Mas a defesa da guerra ou de atos criminosos não pode ser entendida em sentido literal, até porque o mesmo autor defendia que “são métodos que podem conduzir ao poder, mas não à glória”.

A política não deixa de ser uma caixa de surpresas e num mundo em vertiginosa aceleração, tudo se resume à espuma dos dias, e vence quem melhor souber ser o mágico que sempre consegue tirar um coelho (ou três) da cartola.

Exige-se seriedade, sensatez e responsabilidade a todos os atores políticos, pois se é justo e expectável que mantenham e defendam a sua ideologia e os dossiers que apresentaram como bandeira, bem como as promessas que constituíram vetores essenciais para cativar os eleitores, há que saber negociar e colocar os interesses dos cidadãos acima de interesses partidários e pessoais.

Não podemos estar condenados a viver num panorama político, refletido na Assembleia Legislativa, feito de contínua luta e ataque, de antagonismos e acusações. Não podemos persistir no erro de considerar que a realidade é dicotómica, que só há os bons e os maus, os certos e os errados. O universo político está cheio de zonas cinzentas, com pontos de contacto e de convergência, que devem servir, com diálogo e sentido de Estado, para agregar vontades em prol da população. Há que saber fazer pontes e chegar a consensos, com credibilidade e ponderação. Tem de haver, como já se tornou comum dizer, adultos na sala!

E temos perante nós uma excelente oportunidade de fazer diferente, fazer mais e melhor. Falo do Orçamento da Região Autónoma da Madeira e do Plano e Programa de Investimentos e Despesas de Desenvolvimento da Administração da Região Autónoma da Madeira, para 2024, cuja discussão se iniciou ontem.

Espero, bem sei que com alguma ingenuidade e muito otimismo, que o foco seja na discussão das políticas públicas, dos programas e projetos de investimentos, e do seu cabal financiamento, em prol de soluções e resultados com impacto positivo na vida dos cidadãos, organismos públicos e empresas, num verdadeiro exercício de cidadania partilhado por todos.
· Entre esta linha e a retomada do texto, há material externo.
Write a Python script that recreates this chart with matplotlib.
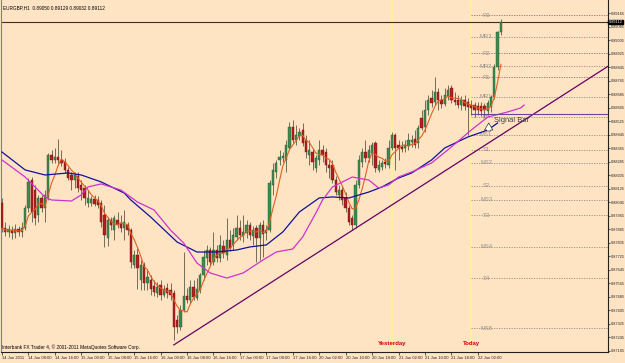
import numpy as np
import pandas as pd
import matplotlib
matplotlib.use("Agg")
import matplotlib.pyplot as plt

plt.rcParams['font.family'] = ['Liberation Sans Narrow', 'Liberation Sans', 'DejaVu Sans']

# EURGBP H1 bars, prices in points (1e-5)
opens = [88040, 87892, 87869, 87880, 87863, 87886, 87869, 87892, 88011, 88176,
         88117, 87969, 88070, 88011, 88076, 88324, 88295, 88313, 88295, 88283,
         88236, 88206, 88176, 88200, 88147, 88129, 88040, 88040, 88064, 88058,
         88040, 87969, 87833, 87940, 87880, 87940, 87922, 87892, 87910, 87880,
         87673, 87732, 87584, 87673, 87567, 87584, 87549, 87507, 87555, 87496,
         87537, 87525, 87507, 87348, 87306, 87407, 87490, 87466, 87543, 87478,
         87525, 87614, 87715, 87762, 87691, 87762, 87715, 87786, 87732, 87821,
         87792, 87839, 87892, 87845, 87863, 87910, 87845, 87892, 87833, 87910,
         87863, 87880, 88147, 88224, 88295, 88307, 88295, 88366, 88490, 88413,
         88437, 88472, 88413, 88324, 88342, 88247, 88295, 88354, 88342, 88265,
         88265, 88176, 88088, 88117, 88070, 88011, 87951, 87910, 88147, 88283,
         88342, 88307, 88336, 88395, 88236, 88253, 88283, 88265, 88366, 88443,
         88384, 88372, 88366, 88378, 88401, 88419, 88395, 88543, 88490, 88591,
         88662, 88638, 88697, 88650, 88626, 88674, 88721, 88650, 88650, 88620,
         88650, 88638, 88620, 88620, 88614, 88614, 88614, 88585, 88609, 88668,
         88845, 89050]
highs = [88070, 87928, 87910, 87904, 87916, 87904, 87928, 88028, 88188, 88194,
         88147, 88088, 88088, 88117, 88336, 88354, 88366, 88419, 88354, 88307,
         88253, 88224, 88224, 88224, 88176, 88147, 88117, 88082, 88088, 88082,
         88058, 88028, 87957, 87957, 87969, 87987, 87969, 87999, 87928, 87892,
         87762, 87774, 87703, 87691, 87644, 87614, 87584, 87573, 87584, 87555,
         87567, 87567, 87525, 87377, 87436, 87750, 87537, 87584, 87584, 87596,
         87626, 87762, 87792, 87780, 87869, 87792, 87851, 87821, 87951, 87880,
         87892, 87969, 87940, 87969, 87940, 87928, 87904, 87910, 87928, 87940,
         87910, 88176, 88277, 88295, 88354, 88342, 88413, 88520, 88532, 88502,
         88484, 88514, 88443, 88413, 88366, 88324, 88413, 88384, 88366, 88295,
         88295, 88200, 88147, 88141, 88105, 88028, 87969, 88176, 88324, 88366,
         88413, 88384, 88401, 88407, 88295, 88295, 88307, 88413, 88461, 88455,
         88413, 88407, 88413, 88455, 88443, 88472, 88502, 88591, 88650, 88680,
         88709, 88786, 88721, 88680, 88721, 88739, 88739, 88697, 88680, 88674,
         88680, 88662, 88650, 88638, 88638, 88638, 88632, 88650, 88680, 88863,
         89060, 89129]
lows = [87869, 87845, 87839, 87827, 87833, 87845, 87839, 87880, 87987, 87928,
        87910, 87928, 87987, 87928, 88058, 88277, 88277, 88265, 88259, 88218,
        88176, 88117, 88129, 88105, 88058, 88028, 88017, 88022, 88022, 88011,
        87898, 87780, 87786, 87880, 87821, 87892, 87869, 87821, 87851, 87655,
        87655, 87531, 87525, 87525, 87525, 87496, 87490, 87484, 87466, 87484,
        87478, 87466, 87229, 87271, 87288, 87395, 87448, 87448, 87466, 87466,
        87507, 87584, 87673, 87673, 87673, 87691, 87691, 87715, 87703, 87756,
        87762, 87821, 87821, 87809, 87833, 87821, 87792, 87691, 87703, 87721,
        87821, 87869, 88088, 88188, 88265, 88283, 88224, 88354, 88395, 88384,
        88413, 88378, 88307, 88265, 88236, 88224, 88265, 88283, 88224, 88188,
        88159, 88088, 88058, 88028, 87987, 87910, 87880, 87892, 88129, 88253,
        88283, 88283, 88265, 88224, 88224, 88236, 88247, 88247, 88354, 88236,
        88295, 88342, 88342, 88354, 88372, 88366, 88366, 88472, 88461, 88561,
        88609, 88620, 88591, 88603, 88614, 88650, 88632, 88620, 88603, 88591,
        88591, 88443, 88561, 88549, 88561, 88555, 88549, 88561, 88579, 88656,
        88830, 89032]
closes = [87892, 87869, 87886, 87863, 87886, 87869, 87892, 88011, 88165, 87987,
          87951, 88070, 88011, 88088, 88324, 88295, 88313, 88295, 88277, 88236,
          88188, 88176, 88206, 88129, 88117, 88070, 88070, 88064, 88034, 88028,
          87928, 87851, 87940, 87910, 87951, 87910, 87892, 87928, 87880, 87691,
          87732, 87655, 87673, 87567, 87602, 87531, 87513, 87543, 87496, 87531,
          87507, 87496, 87306, 87306, 87407, 87490, 87466, 87543, 87484, 87531,
          87614, 87721, 87762, 87691, 87762, 87715, 87792, 87744, 87821, 87774,
          87851, 87892, 87851, 87869, 87910, 87851, 87880, 87833, 87910, 87857,
          87880, 88159, 88236, 88277, 88313, 88318, 88384, 88490, 88413, 88443,
          88461, 88395, 88342, 88354, 88283, 88307, 88354, 88324, 88265, 88247,
          88176, 88105, 88117, 88058, 88011, 87928, 87910, 88147, 88295, 88342,
          88307, 88354, 88384, 88247, 88265, 88277, 88271, 88366, 88443, 88366,
          88366, 88360, 88384, 88413, 88413, 88384, 88484, 88484, 88591, 88650,
          88632, 88697, 88650, 88626, 88680, 88709, 88650, 88638, 88620, 88650,
          88614, 88609, 88603, 88591, 88591, 88585, 88591, 88632, 88668, 88845,
          89050, 89112]

# slow MA (blue) and shifted MA (magenta), read at bar indices
blue_idx = [0, 7, 13, 20, 24, 30, 37, 39, 45, 53, 59, 65, 71, 75, 80, 85, 90, 96, 100,
            105, 111, 115, 120, 124, 130, 134, 141, 147, 150]
blue_val = [88342, 88236, 88206, 88218, 88206, 88165, 88099, 88058, 87957, 87809, 87750,
            87750, 87762, 87780, 87792, 87869, 87987, 88070, 88076, 88070, 88105, 88135,
            88188, 88218, 88295, 88366, 88431, 88472, 88514]
mag_idx = [0, 7, 13, 15, 21, 24, 26, 30, 36, 41, 46, 51, 55, 59, 63, 68, 73, 79, 83, 88,
           91, 95, 97, 100, 106, 111, 114, 117, 120, 124, 130, 136, 142, 147, 153, 157, 158]
mag_val = [88295, 88194, 88076, 88058, 88052, 88088, 88135, 88153, 88117, 88046, 87999,
           87880, 87803, 87685, 87626, 87596, 87626, 87703, 87750, 87768, 87839, 87981,
           88058, 88135, 88194, 88176, 88129, 88147, 88194, 88224, 88277, 88372, 88472,
           88549, 88579, 88603, 88620]

trend_idx = [52, 184]
trend_val = [87200, 88857]
signal_level = 88567

pivot_names = ["R3", "MR3", "R2", "MR2", "R1", "MR1", "PP", "MS1", "S1", "MS2", "S2",
               "MS3", "S3", "MS4", "S4", "MS5"]
pivot_vals = [89153, 89023, 88928, 88851, 88786, 88668, 88549, 88443, 88354, 88277,
              88141, 88058, 87969, 87780, 87596, 87300]

time_labels = ["14 Jun 2011", "14 Jun 08:00", "14 Jun 16:00", "15 Jun 00:00", "15 Jun 08:00",
               "15 Jun 16:00", "16 Jun 00:00", "16 Jun 08:00", "16 Jun 16:00", "17 Jun 00:00",
               "17 Jun 08:00", "17 Jun 16:00", "20 Jun 02:00", "20 Jun 10:00", "20 Jun 18:00",
               "21 Jun 02:00", "21 Jun 10:00", "21 Jun 18:00", "22 Jun 02:00"]
yesterday_idx = 118
today_idx = 142

o = np.array(opens) / 1e5
h = np.array(highs) / 1e5
l = np.array(lows) / 1e5
c = np.array(closes) / 1e5
h = np.maximum(h, np.maximum(o, c))
l = np.minimum(l, np.minimum(o, c))
x = np.arange(len(c))
fast_ma = pd.Series(c).rolling(5, min_periods=1).mean()

bg = "#FFE4C4"
fig = plt.figure(figsize=(6.25, 3.63), dpi=100, facecolor=bg)
ax = fig.add_axes([0.0016, 0.0303, 0.9712, 0.9697], facecolor=bg)
ax.set_xlim(-0.3, 183.4)
ax.set_ylim(0.87158, 0.89242)

# day separators
for xi in (yesterday_idx, today_idx):
    ax.axvline(xi, color="#FFF09A", lw=1.6, zorder=1)
ax.text(yesterday_idx, 0.87195, "Yesterday", color="#CC0000", fontsize=4.3,
        fontweight="bold", ha="center", va="bottom", zorder=6)
ax.text(today_idx, 0.87195, "Today", color="#CC0000", fontsize=4.3,
        fontweight="bold", ha="center", va="bottom", zorder=6)

# pivot levels
for name, v in zip(pivot_names, pivot_vals):
    col = "#B06060" if name.startswith("R") else "#9A8A7A"
    ax.hlines(v / 1e5, today_idx, 184, colors=col, linestyles=(0, (1.5, 1.5)), lw=0.6, zorder=2)
    ax.text(today_idx + 4.5, v / 1e5, name, color="#909090", fontsize=4.2,
            ha="center", va="center", zorder=2)

# price line
ax.axhline(c[-1], color="#3A3020", lw=0.8, zorder=2)

# candles
up = c >= o
ax.vlines(x, l, h, color="#5A5A48", lw=0.6, zorder=3)
ax.bar(x[up], (c - o)[up], bottom=o[up], width=0.7, color="#3C8A50",
       edgecolor="#2A5A30", lw=0.3, zorder=4)
ax.bar(x[~up], (o - c)[~up], bottom=c[~up], width=0.7, color="#B02020",
       edgecolor="#701010", lw=0.3, zorder=4)

# indicators
ax.plot(x, fast_ma, color="#E06020", lw=0.8, zorder=5)
ax.plot(blue_idx, np.array(blue_val) / 1e5, color="#1010A0", lw=0.9, zorder=5)
ax.plot(mag_idx, np.array(mag_val) / 1e5, color="#CC33CC", lw=0.9, zorder=5)
ax.plot(trend_idx, np.array(trend_val) / 1e5, color="#660066", lw=0.9, zorder=5)
ax.hlines(signal_level / 1e5, today_idx, 184, colors="#7040A0", lw=0.8, zorder=5)

ax.annotate("", xy=(147.3, 0.88530), xytext=(147.3, 0.88450),
            arrowprops=dict(arrowstyle="simple,head_width=0.6,head_length=0.5,tail_width=0.3",
                            fc="white", ec="black", lw=0.4), zorder=6)
ax.text(149, 0.88530, "Signal Bar", fontsize=5.4, color="#404040", va="center", zorder=6)

# texts
ax.text(0.004, 0.985, "EURGBP,H1  0.89050 0.89129 0.89032 0.89112", transform=ax.transAxes,
        fontsize=3.4, va="top", ha="left")
ax.text(0.002, 0.005, "Interbank FX Trader 4, \u00a9 2001-2011 MetaQuotes Software Corp.",
        transform=ax.transAxes, fontsize=3.4, va="bottom", ha="left")

# axes
yt = np.arange(87165, 89166, 80) / 1e5
ax.yaxis.tick_right()
ax.set_yticks(yt)
ax.set_yticklabels(["%.5f" % v for v in yt])
ax.set_xticks(np.arange(0, 8 * len(time_labels), 8))
ax.set_xticklabels(time_labels, ha="left")
ax.tick_params(axis="x", labelsize=3.0, length=2, width=0.5, pad=1, colors="#202020")
ax.tick_params(axis="y", labelsize=2.8, length=1.5, width=0.5, pad=0.5, colors="#202020")
ax.text(1.001, c[-1], "%.5f" % c[-1], transform=ax.get_yaxis_transform(), fontsize=2.8,
        color="white", va="center", ha="left",
        bbox=dict(boxstyle="square,pad=0.1", fc="black", ec="black"), zorder=7)
ax.spines["top"].set_visible(False)
ax.spines["left"].set_color("#808080")
for s in ("right", "bottom"):
    ax.spines[s].set_color("#202020")
    ax.spines[s].set_linewidth(0.8)

plt.savefig("out.png", dpi=100, facecolor=bg)
plt.close()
A forma como as verbas públicas são utilizadas não é um assunto que só diga respeito aos 47 deputados da Assembleia Legislativa da Região Autónoma da Madeira, mas sim um tema que a todos nós diz respeito e devíamos estar atentos, para sabermos como serão distribuídas as verbas e se serão capazes de criar as condições para que a economia floresça e a sociedade tenha melhores condições de vida e bem-estar.

Nunca podemos esquecer que as consequências sociais e humanas de qualquer orçamento têm de ser sempre ponderadas e prioritárias. Por isso, registo com agrado as verbas destinadas à Secretaria Regional de Inclusão, Trabalho e Juventude. Sei a diferença que muitos dos apoios fazem no dia a dia das pessoas, e não, não é caridade, não é uma esmola, é suprir necessidades de muitas famílias que, por variadas razões, não conseguem, só com os seus rendimentos, ter o mínimo de dignidade. Acredito convictamente que os apoios sociais têm de ser sempre numa ótica emergencial, pontual e adequada a cada realidade familiar, apostando em criar mecanismos que permitam e fomentem “dar a cana de pesca”. Como disse Mandela: “Vencer a pobreza não é um gesto de caridade. É um ato de justiça. É a proteção de um direito humano fundamental, o direito à dignidade e a uma vida decente. Enquanto a pobreza persistir, não haverá verdadeira liberdade”. A este propósito, refira-se que o tema deste ano do Dia Internacional Nelson Mandela, celebrado, desde 2009, no dia 18 de julho, data do seu nascimento, é: “a luta contra a pobreza e a desigualdade está nas nossas mãos”.

E nas mãos dos nossos representantes na Casa da Democracia está a chave do nosso futuro comum. Por isso, faço votos que o orçamento regional para este ano seja efetivamente sinónimo de responsabilidade, compromisso e estabilidade, que nos permita a todos encarar com confiança os desafios presentes e que abra caminho para um futuro com esperança.

Porque ninguém pode desistir de construir um tempo novo.